*DIRECTIVE*
Skip the pictures, please, and write out exactly the lines from the opening of the data through the line containing "const xTicks = [500, 1000, 1500, 2000, 2500, 3000, 3500, 4000];".

*PROVIDED DATA*

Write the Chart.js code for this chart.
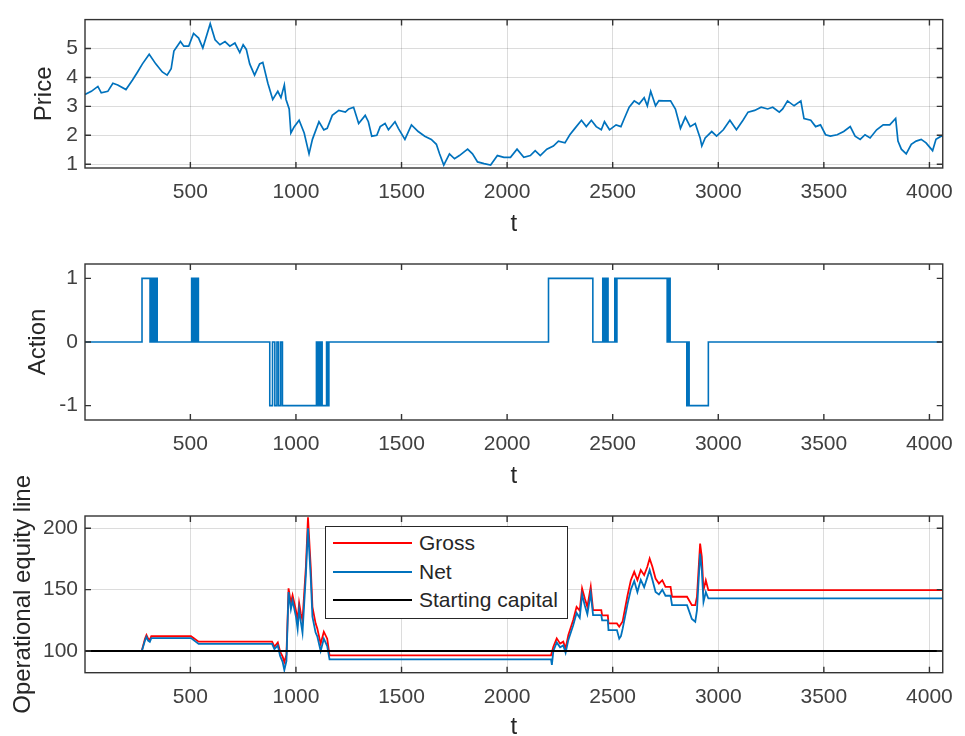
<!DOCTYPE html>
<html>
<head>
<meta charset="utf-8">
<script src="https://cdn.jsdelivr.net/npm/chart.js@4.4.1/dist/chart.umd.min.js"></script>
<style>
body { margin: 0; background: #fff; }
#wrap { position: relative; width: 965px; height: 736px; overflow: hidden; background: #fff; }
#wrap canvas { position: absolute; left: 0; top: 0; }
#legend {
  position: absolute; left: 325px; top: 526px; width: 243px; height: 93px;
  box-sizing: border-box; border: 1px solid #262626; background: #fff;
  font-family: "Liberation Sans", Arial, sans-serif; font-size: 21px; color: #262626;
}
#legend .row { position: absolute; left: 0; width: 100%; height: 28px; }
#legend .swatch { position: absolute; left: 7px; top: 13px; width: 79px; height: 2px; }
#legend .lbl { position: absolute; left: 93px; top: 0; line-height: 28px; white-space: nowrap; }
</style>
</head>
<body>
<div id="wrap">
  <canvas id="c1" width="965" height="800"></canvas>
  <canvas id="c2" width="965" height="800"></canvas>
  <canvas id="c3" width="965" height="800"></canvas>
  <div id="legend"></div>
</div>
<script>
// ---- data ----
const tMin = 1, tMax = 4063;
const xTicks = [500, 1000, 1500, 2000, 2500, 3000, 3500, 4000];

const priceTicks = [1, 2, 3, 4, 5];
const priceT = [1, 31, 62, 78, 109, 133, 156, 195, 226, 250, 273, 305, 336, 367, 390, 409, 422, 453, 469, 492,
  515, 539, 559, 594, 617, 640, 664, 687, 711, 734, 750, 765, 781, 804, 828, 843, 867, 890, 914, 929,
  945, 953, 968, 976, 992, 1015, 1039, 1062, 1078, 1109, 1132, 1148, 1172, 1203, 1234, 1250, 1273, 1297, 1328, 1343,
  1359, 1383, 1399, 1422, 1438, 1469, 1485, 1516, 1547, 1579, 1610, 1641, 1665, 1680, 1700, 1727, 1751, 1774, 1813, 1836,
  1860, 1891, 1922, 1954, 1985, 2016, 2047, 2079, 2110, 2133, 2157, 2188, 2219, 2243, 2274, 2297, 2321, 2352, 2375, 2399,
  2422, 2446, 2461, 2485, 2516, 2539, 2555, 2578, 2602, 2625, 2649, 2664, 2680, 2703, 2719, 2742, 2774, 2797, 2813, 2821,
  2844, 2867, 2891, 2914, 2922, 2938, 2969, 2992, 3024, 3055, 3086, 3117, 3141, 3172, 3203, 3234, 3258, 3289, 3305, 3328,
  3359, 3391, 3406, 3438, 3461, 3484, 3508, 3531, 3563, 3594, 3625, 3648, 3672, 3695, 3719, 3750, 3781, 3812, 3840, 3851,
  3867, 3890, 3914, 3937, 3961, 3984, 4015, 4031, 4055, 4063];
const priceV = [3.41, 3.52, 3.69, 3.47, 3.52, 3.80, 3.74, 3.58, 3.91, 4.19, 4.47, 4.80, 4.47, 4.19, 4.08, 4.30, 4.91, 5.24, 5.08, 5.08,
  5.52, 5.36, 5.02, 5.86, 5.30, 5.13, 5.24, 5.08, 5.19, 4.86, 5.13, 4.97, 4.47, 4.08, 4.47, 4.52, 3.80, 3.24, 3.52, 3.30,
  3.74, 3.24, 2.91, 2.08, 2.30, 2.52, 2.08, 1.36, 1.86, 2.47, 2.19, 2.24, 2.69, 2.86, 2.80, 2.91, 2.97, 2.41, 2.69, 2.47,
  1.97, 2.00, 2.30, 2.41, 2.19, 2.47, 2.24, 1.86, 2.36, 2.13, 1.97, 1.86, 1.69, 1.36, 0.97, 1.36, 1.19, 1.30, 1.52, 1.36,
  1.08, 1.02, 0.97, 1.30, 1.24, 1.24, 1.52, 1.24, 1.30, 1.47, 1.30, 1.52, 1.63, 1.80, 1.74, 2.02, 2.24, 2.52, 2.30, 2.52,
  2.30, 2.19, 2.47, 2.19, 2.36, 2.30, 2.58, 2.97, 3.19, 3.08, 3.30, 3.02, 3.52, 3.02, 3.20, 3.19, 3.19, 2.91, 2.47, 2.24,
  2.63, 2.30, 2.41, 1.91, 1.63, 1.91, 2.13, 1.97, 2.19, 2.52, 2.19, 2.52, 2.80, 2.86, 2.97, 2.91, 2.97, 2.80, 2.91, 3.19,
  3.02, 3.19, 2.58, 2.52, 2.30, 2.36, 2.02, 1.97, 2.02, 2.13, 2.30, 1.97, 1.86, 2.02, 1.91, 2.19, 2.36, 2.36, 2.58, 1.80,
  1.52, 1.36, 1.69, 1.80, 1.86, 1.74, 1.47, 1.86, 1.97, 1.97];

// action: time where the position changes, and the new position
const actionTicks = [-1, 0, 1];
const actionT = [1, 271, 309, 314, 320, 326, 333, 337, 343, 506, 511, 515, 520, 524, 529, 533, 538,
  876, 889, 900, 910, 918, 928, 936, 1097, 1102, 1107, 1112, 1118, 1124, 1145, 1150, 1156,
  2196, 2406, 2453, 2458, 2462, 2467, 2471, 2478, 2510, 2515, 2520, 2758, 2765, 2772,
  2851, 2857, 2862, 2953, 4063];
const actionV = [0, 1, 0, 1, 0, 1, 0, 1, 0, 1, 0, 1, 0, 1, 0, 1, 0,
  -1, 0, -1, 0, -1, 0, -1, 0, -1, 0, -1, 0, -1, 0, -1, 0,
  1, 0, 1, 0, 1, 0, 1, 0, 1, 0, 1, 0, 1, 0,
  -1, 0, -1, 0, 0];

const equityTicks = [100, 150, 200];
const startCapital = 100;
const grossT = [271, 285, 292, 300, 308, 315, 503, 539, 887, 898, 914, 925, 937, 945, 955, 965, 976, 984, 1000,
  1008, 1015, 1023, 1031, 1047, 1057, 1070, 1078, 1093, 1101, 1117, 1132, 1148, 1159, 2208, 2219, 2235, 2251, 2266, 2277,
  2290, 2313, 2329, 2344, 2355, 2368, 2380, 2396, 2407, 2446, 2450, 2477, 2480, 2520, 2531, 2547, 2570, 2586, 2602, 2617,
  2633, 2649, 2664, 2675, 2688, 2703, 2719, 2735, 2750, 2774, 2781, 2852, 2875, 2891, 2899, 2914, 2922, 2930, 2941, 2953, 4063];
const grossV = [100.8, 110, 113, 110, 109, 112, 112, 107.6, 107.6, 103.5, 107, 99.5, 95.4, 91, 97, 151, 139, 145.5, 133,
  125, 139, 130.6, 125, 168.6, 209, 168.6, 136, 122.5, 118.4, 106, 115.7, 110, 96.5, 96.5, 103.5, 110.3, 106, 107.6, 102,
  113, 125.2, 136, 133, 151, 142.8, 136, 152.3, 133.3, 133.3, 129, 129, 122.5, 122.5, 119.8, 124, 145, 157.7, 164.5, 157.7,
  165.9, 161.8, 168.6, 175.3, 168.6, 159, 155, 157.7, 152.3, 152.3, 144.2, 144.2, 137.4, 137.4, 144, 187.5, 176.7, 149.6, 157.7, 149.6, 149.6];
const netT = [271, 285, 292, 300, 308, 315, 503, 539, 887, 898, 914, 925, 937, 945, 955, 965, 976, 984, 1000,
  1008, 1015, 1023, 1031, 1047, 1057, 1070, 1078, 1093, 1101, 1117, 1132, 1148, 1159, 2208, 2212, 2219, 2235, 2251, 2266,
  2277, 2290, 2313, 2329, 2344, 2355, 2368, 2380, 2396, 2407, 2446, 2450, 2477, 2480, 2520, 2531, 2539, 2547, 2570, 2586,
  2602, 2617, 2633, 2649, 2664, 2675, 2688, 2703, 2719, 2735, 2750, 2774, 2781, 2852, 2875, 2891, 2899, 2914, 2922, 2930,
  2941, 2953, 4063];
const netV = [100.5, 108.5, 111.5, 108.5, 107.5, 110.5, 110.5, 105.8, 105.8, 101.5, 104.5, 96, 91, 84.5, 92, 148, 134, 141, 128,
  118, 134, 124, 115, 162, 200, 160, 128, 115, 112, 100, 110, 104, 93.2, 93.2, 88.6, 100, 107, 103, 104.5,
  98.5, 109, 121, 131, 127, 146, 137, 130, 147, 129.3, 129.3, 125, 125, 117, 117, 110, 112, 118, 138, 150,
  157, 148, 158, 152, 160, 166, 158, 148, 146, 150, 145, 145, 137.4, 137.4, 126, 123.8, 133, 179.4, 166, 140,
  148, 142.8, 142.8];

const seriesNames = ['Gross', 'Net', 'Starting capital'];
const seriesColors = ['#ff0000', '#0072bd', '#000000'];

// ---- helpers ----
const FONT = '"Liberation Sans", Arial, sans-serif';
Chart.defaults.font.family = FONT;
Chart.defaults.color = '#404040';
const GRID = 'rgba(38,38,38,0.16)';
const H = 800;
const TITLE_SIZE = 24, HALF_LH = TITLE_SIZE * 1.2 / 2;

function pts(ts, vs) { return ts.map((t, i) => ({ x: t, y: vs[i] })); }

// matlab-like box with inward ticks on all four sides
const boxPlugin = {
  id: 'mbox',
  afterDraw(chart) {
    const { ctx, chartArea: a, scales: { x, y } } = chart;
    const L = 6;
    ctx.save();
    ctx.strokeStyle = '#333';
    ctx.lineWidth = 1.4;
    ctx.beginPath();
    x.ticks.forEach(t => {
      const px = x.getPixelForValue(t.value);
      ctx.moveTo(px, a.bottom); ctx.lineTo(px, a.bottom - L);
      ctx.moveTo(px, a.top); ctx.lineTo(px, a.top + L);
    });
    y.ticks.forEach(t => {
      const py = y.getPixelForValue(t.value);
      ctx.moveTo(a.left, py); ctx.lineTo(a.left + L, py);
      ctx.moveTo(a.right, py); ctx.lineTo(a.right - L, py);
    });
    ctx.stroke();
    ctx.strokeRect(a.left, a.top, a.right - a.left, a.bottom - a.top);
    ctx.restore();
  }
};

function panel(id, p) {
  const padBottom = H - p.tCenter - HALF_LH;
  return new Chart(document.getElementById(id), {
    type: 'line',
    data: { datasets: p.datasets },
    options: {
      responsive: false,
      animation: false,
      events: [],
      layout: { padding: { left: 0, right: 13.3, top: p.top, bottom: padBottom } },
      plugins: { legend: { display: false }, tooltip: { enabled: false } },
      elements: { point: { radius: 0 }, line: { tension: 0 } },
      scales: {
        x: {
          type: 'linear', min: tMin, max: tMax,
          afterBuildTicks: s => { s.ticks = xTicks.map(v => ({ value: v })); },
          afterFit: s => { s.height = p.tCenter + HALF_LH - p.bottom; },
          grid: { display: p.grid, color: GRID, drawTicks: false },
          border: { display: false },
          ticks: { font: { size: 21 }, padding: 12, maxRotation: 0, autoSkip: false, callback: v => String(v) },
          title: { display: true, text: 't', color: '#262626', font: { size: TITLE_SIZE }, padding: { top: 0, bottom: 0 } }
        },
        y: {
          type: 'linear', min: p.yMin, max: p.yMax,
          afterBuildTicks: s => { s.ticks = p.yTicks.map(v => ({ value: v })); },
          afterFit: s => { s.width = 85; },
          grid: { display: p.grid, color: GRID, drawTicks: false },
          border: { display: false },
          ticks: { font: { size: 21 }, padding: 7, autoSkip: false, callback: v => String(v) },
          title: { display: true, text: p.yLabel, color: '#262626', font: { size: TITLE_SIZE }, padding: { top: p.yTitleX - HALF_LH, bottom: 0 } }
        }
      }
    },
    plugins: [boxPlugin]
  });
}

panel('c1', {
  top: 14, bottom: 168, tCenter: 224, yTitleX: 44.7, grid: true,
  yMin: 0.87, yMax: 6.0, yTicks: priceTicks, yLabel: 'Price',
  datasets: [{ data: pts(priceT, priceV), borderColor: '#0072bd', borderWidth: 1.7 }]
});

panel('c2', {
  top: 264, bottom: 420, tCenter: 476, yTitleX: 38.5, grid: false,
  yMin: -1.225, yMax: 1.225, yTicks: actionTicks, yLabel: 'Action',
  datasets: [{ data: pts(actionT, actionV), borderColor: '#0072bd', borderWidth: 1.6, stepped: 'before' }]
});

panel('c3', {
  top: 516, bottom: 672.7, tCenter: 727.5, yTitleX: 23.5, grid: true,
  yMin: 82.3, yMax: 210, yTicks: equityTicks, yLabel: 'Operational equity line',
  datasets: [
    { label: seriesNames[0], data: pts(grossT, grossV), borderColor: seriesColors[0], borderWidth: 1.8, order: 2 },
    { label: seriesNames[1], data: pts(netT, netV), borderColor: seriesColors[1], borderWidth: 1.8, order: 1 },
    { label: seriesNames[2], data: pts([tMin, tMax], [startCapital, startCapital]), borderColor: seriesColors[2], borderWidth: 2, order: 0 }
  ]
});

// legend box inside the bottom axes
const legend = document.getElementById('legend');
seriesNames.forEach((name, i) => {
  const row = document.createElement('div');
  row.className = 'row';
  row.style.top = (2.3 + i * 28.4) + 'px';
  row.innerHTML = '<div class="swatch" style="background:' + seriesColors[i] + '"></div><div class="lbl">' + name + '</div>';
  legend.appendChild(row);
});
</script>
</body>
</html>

*RESULT OF THE EXERCISE*
Write the Chart.js code for this chart.
<!DOCTYPE html>
<html>
<head>
<meta charset="utf-8">
<script src="https://cdn.jsdelivr.net/npm/chart.js@4.4.1/dist/chart.umd.min.js"></script>
<style>
body { margin: 0; background: #fff; }
#wrap { position: relative; width: 965px; height: 736px; overflow: hidden; background: #fff; }
#wrap canvas { position: absolute; left: 0; top: 0; }
#legend {
  position: absolute; left: 325px; top: 526px; width: 243px; height: 93px;
  box-sizing: border-box; border: 1px solid #262626; background: #fff;
  font-family: "Liberation Sans", Arial, sans-serif; font-size: 21px; color: #262626;
}
#legend .row { position: absolute; left: 0; width: 100%; height: 28px; }
#legend .swatch { position: absolute; left: 7px; top: 13px; width: 79px; height: 2px; }
#legend .lbl { position: absolute; left: 93px; top: 0; line-height: 28px; white-space: nowrap; }
</style>
</head>
<body>
<div id="wrap">
  <canvas id="c1" width="965" height="800"></canvas>
  <canvas id="c2" width="965" height="800"></canvas>
  <canvas id="c3" width="965" height="800"></canvas>
  <div id="legend"></div>
</div>
<script>
// ---- data ----
const tMin = 1, tMax = 4063;
const xTicks = [500, 1000, 1500, 2000, 2500, 3000, 3500, 4000];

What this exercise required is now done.